Repeat exactly the lines from the line with "Rebuild this chart" to the line with "const avgPeriodUnit = '개월';", including both, and leave out any pictures.

Input records ▸
---

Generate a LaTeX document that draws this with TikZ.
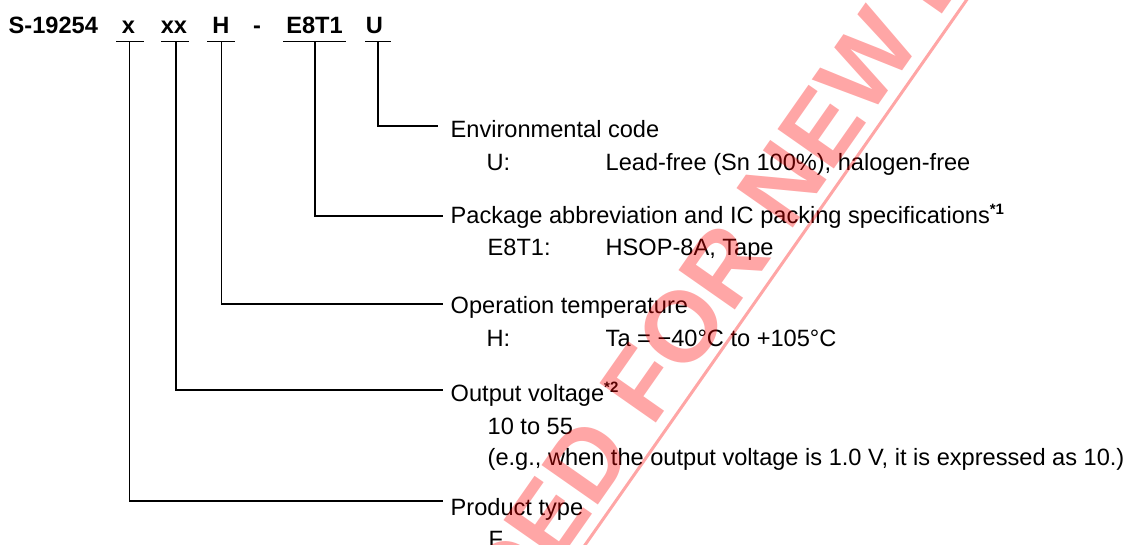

---

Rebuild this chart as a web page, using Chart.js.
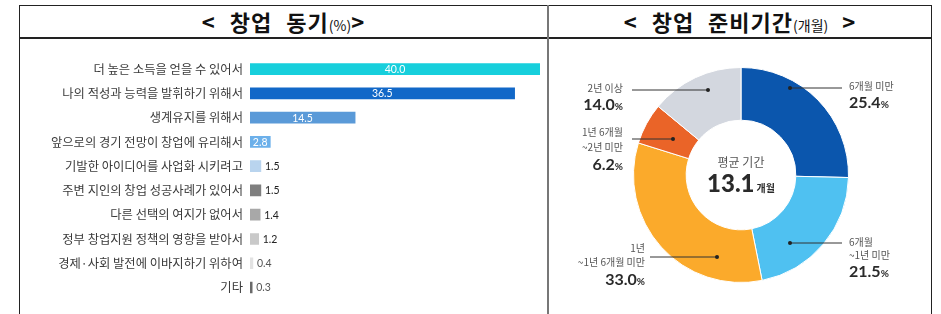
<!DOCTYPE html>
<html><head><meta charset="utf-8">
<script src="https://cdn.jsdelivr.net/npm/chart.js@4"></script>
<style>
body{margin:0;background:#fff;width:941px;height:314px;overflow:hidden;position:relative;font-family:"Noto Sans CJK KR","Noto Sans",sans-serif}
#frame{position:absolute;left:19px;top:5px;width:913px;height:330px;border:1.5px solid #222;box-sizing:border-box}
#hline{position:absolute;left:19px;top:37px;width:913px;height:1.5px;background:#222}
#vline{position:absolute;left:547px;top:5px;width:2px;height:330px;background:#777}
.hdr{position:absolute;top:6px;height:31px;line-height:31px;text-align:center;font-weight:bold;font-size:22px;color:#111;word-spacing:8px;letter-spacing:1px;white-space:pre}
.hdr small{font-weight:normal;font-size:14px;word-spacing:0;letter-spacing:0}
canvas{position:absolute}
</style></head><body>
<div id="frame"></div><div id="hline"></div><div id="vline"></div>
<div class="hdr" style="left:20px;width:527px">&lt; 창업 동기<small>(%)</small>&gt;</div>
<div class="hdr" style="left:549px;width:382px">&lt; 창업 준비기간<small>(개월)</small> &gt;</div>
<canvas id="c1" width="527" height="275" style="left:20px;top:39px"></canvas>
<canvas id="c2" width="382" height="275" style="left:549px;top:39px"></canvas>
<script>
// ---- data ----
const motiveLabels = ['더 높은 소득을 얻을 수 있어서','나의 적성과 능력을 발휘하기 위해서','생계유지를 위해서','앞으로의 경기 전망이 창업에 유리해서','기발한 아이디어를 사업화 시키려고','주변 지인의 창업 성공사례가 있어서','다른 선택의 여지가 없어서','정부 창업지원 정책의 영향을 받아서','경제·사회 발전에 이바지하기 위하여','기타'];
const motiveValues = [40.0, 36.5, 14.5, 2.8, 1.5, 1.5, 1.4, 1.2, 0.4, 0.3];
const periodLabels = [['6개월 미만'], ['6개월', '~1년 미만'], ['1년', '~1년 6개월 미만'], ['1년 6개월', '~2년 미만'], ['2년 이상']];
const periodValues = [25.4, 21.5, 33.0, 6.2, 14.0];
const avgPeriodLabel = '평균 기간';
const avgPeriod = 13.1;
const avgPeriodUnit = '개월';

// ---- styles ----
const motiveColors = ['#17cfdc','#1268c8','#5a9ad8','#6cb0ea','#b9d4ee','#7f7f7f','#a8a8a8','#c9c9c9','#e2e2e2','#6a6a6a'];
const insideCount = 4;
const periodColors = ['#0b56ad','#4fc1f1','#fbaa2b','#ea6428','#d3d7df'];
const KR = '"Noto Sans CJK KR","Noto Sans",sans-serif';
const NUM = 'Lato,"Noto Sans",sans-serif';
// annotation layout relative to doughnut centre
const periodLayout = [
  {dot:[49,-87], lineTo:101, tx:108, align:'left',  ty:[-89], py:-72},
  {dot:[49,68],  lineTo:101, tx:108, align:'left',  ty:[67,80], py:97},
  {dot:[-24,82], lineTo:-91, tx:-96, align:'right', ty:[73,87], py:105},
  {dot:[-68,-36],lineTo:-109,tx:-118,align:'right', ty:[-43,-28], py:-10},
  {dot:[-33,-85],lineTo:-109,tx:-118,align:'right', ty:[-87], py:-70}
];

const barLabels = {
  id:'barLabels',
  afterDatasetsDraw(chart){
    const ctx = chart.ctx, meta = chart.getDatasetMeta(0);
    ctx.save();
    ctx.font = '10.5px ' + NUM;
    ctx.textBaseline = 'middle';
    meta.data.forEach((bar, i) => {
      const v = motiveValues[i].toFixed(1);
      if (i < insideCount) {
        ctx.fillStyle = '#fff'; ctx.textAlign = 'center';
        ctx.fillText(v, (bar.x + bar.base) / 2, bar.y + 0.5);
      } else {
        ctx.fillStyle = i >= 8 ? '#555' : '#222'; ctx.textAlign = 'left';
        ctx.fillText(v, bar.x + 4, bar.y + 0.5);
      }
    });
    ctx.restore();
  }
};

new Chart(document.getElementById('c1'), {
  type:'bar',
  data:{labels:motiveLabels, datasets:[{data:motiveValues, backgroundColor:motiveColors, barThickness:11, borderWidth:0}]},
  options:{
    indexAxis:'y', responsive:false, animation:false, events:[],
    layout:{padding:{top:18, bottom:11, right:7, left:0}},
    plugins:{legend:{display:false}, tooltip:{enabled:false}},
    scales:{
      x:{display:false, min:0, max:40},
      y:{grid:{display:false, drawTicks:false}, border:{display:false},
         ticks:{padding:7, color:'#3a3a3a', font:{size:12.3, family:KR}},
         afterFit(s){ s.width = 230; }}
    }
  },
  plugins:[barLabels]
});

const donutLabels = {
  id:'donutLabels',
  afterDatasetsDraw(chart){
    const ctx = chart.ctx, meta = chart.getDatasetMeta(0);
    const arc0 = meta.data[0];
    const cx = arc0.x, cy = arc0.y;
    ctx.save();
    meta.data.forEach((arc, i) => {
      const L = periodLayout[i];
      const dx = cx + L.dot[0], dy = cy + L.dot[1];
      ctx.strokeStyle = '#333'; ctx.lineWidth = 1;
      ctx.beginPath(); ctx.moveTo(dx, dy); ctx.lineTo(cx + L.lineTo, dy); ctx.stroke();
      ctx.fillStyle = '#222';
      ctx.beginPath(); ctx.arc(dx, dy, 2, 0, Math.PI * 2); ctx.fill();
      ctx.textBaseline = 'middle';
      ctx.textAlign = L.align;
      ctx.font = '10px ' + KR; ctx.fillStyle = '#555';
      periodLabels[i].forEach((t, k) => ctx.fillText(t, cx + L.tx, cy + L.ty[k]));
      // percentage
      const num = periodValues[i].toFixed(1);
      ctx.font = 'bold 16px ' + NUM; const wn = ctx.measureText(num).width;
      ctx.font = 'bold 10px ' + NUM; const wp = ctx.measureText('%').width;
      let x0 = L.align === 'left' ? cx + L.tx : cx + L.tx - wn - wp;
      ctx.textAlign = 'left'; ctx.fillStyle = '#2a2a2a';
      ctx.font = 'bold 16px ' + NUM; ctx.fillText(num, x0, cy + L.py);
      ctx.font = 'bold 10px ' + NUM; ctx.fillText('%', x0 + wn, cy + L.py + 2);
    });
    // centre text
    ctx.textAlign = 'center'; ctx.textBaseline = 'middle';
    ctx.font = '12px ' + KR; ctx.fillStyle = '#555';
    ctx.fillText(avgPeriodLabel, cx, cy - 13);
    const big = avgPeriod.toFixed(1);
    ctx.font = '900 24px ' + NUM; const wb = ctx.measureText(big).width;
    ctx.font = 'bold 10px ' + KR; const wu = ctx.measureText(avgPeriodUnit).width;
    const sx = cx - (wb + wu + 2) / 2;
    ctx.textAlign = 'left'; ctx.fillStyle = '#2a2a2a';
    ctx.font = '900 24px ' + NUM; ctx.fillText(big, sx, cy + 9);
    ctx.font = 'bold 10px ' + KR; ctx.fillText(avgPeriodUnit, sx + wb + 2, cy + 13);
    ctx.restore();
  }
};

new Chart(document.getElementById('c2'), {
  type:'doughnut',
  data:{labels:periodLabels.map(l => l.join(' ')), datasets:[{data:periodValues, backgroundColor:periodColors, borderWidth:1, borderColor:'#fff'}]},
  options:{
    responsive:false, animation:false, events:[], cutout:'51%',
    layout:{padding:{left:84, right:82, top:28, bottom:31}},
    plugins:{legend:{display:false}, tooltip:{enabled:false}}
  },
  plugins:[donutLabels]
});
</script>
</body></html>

---

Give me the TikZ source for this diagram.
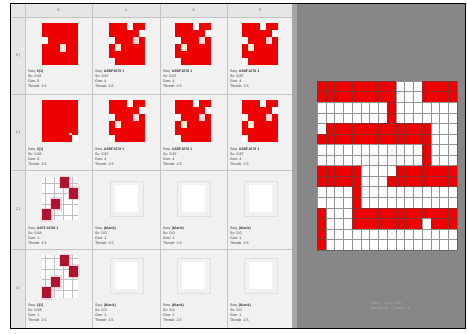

---

Exercise response ▸
Rebuild this chart as a web page, using Chart.js.
<!DOCTYPE html>
<html><head><meta charset="utf-8">
<script src="https://cdn.jsdelivr.net/npm/chart.js@4"></script>
<style>
body{margin:0;background:#fff;width:941px;height:314px;overflow:hidden;position:relative;font-family:"Noto Sans CJK KR","Noto Sans",sans-serif}
#frame{position:absolute;left:19px;top:5px;width:913px;height:330px;border:1.5px solid #222;box-sizing:border-box}
#hline{position:absolute;left:19px;top:37px;width:913px;height:1.5px;background:#222}
#vline{position:absolute;left:547px;top:5px;width:2px;height:330px;background:#777}
.hdr{position:absolute;top:6px;height:31px;line-height:31px;text-align:center;font-weight:bold;font-size:22px;color:#111;word-spacing:8px;letter-spacing:1px;white-space:pre}
.hdr small{font-weight:normal;font-size:14px;word-spacing:0;letter-spacing:0}
canvas{position:absolute}
</style></head><body>
<div id="frame"></div><div id="hline"></div><div id="vline"></div>
<div class="hdr" style="left:20px;width:527px">&lt; 창업 동기<small>(%)</small>&gt;</div>
<div class="hdr" style="left:549px;width:382px">&lt; 창업 준비기간<small>(개월)</small> &gt;</div>
<canvas id="c1" width="527" height="275" style="left:20px;top:39px"></canvas>
<canvas id="c2" width="382" height="275" style="left:549px;top:39px"></canvas>
<script>
// ---- data ----
const motiveLabels = ['더 높은 소득을 얻을 수 있어서','나의 적성과 능력을 발휘하기 위해서','생계유지를 위해서','앞으로의 경기 전망이 창업에 유리해서','기발한 아이디어를 사업화 시키려고','주변 지인의 창업 성공사례가 있어서','다른 선택의 여지가 없어서','정부 창업지원 정책의 영향을 받아서','경제·사회 발전에 이바지하기 위하여','기타'];
const motiveValues = [40.0, 36.5, 14.5, 2.8, 1.5, 1.5, 1.4, 1.2, 0.4, 0.3];
const periodLabels = [['6개월 미만'], ['6개월', '~1년 미만'], ['1년', '~1년 6개월 미만'], ['1년 6개월', '~2년 미만'], ['2년 이상']];
const periodValues = [25.4, 21.5, 33.0, 6.2, 14.0];
const avgPeriodLabel = '평균 기간';
const avgPeriod = 13.1;
const avgPeriodUnit = '개월';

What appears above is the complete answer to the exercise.